After the move to Salt Lake City, Desdemona declared that the first year she suffered from hunger, and at one time, she does not say which year, she lived on biscuits for 17 days with only wild greens, salt and water, and she had to go a half a mile to find the greens.
Desdemona had no children by either of her first two marriages; however, at a later time, she married Harrison Parker McLane, born 17 July 1815 at State Creek, Bath, Kentucky, the son of James McLane & Elizabeth Parker.
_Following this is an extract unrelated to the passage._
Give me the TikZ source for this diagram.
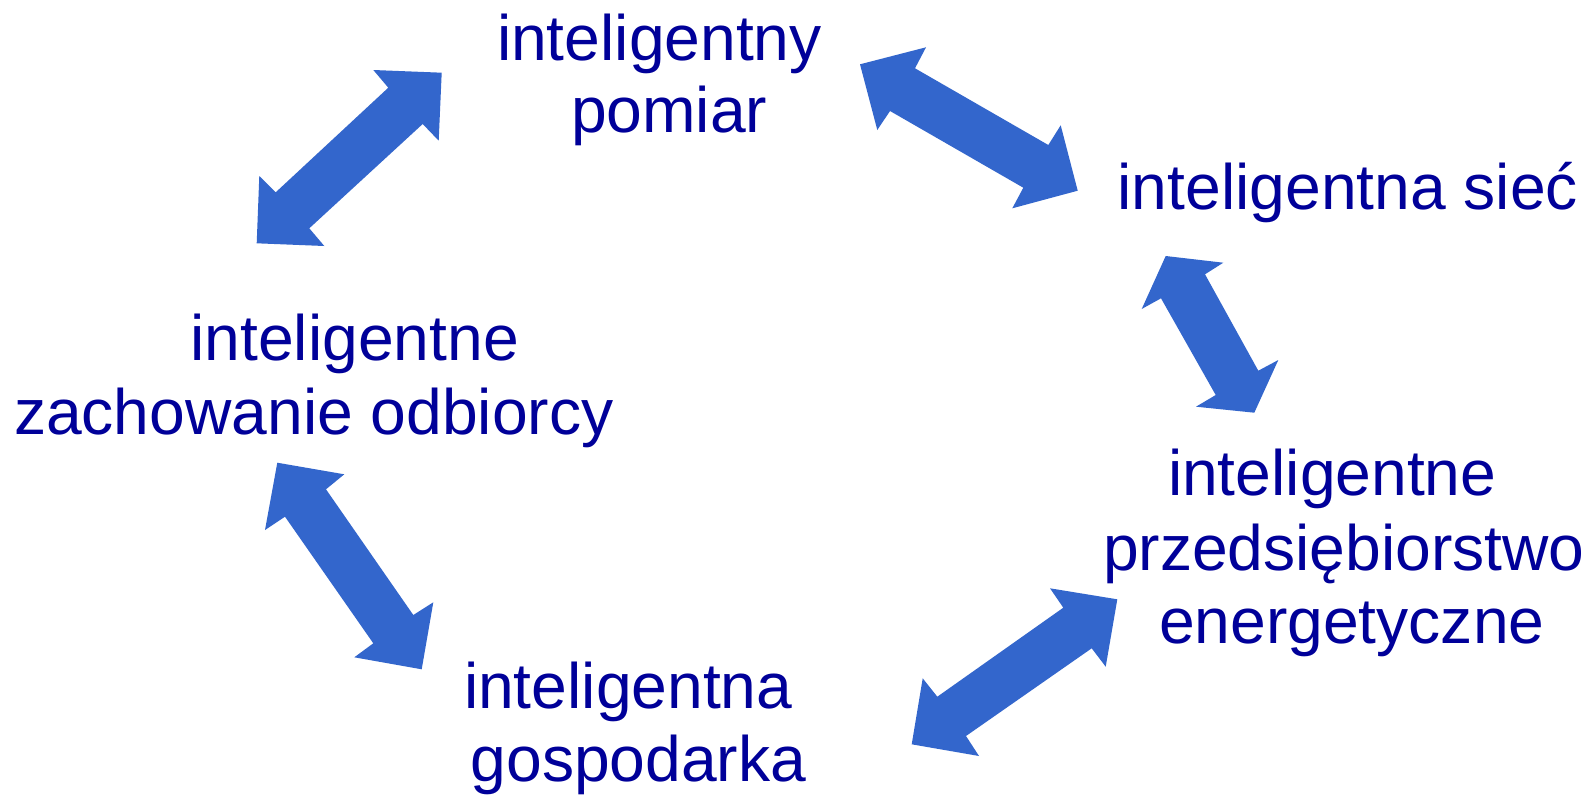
\documentclass[tikz,border=0pt]{standalone}
\usepackage{fontspec}
\setmainfont{Liberation Sans}
\definecolor{txtblue}{HTML}{000099}
\definecolor{arrblue}{HTML}{3366CC}
\begin{document}
\begin{tikzpicture}[x=1pt,y=-1pt,
  lbl/.style={inner sep=0pt, outer sep=0pt, anchor=base west, text=txtblue,
    font=\fontsize{64.2}{71}\selectfont},
  blockarrow/.style={fill=arrblue, draw=none}]
\useasboundingbox[fill=white] (0,0) rectangle (1587,798);

% labels
\node[lbl] (pomA) at (497,60.5) {inteligentny};
\node[lbl] (pomB) at (571,132) {pomiar};
\node[lbl] (siec) at (1117.7,209.5) {inteligentna sieć};
\node[lbl] (odbA) at (190.5,360) {inteligentne};
\node[lbl] (odbB) at (14,434) {zachowanie odbiorcy};
\node[lbl] (przA) at (1168,495.5) {inteligentne};
\node[lbl] (przB) at (1103,570) {przedsiębiorstwo};
\node[lbl] (przC) at (1159,643.3) {energetyczne};
\node[lbl] (gosA) at (464,708.3) {inteligentna};
\node[lbl] (gosB) at (470.7,781) {gospodarka};

% double block arrows
\fill[blockarrow] (373.3,70) -- (441.7,72.7) -- (438.7,140.7) -- (422.7,124) -- (309.3,228.3) -- (324.3,246) -- (256.7,243.3) -- (259.3,176) -- (275.7,192.3) -- (388.3,87.7) -- cycle;
\fill[blockarrow] (860,64.3) -- (926,47.3) -- (915,68.3) -- (1048.3,145) -- (1060.7,125.3) -- (1077.7,190.7) -- (1012.3,208.3) -- (1023.3,187.7) -- (890,111) -- (877.3,130) -- cycle;
\fill[blockarrow] (1165.7,256) -- (1223.3,262.7) -- (1205,274.3) -- (1258.3,370.7) -- (1278.3,360) -- (1254.3,412.7) -- (1196,406.7) -- (1215.7,395) -- (1161,298.3) -- (1141.7,309) -- cycle;
\fill[blockarrow] (277.3,462.7) -- (344.3,474.3) -- (326,489.3) -- (413.3,615) -- (433.3,602.3) -- (421.7,669.3) -- (354.3,657.3) -- (373.3,643.3) -- (285,516.7) -- (265,530) -- cycle;
\fill[blockarrow] (1050,588.3) -- (1117.3,599.3) -- (1105.7,666.7) -- (1091.7,648.3) -- (966,736) -- (979,756) -- (911.7,744.3) -- (922.7,678.3) -- (937.3,696.7) -- (1063.3,607.7) -- cycle;
\end{tikzpicture}
\end{document}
Desdemona had one child, Desdemona McLane, who was born and died the same year.
In her latter days, Desdemona lived with her brother, David Fullmer, and his family, trading him a cow and a calf valued at $50.00 in return for a room in his house when it was finished.
Desdemona also left a will, dated 18 Sept 1881.
“To President J. Taylor:
“Desdemona Fullmer Smith, living in the city of Salt Lake, Territory of Utah, the day and year aforesaid, make the following statements and will of my property.
“To President John Taylor: for the worthy poor, such as following: The room and building where I reside, the cooking stove with all its belongings, the bedstead, straw mattress, the best feather bed, 3 feather pillows, 4 light quilts, one heavy comfort, a flower box, a big clothes box, a coal box, a big rocking chair.
“For Sarah S. Fullmer: The clock, 3 shelves cupboard with all the dishes, with all the trumpery about the house.
“To Sarah S. Fullmer and her 3 daughters, and James, her son, all the cotton and shoes not named in this sheet for others shall be divided with Sarah and her four children named.
“To Joseph F. Smith the Apostle’s family: Shall have the large frame glass with all inside and the looking glass, one blue woolen dress, one worsted rose dress, one pongee silk dress, one summer coat.
“To Marcy E. Thompson: One black delane dress, one thick waterproof dress, two reddish calico dresses, one brown calico dress. The rose pieced quilt, a thick cloth coat and a light feather bed.
“To Eugene Fullmer: All my writings and papers.
“To James Fullmer: All my books.
“Desdemona Fullmer Smith.”
Desdemona Fullmer Smith d 9 Feb 1886 in Salt Lake City, Utah, and is buried in Salt Lake City cemetery as Desdemona Fullmer Smith.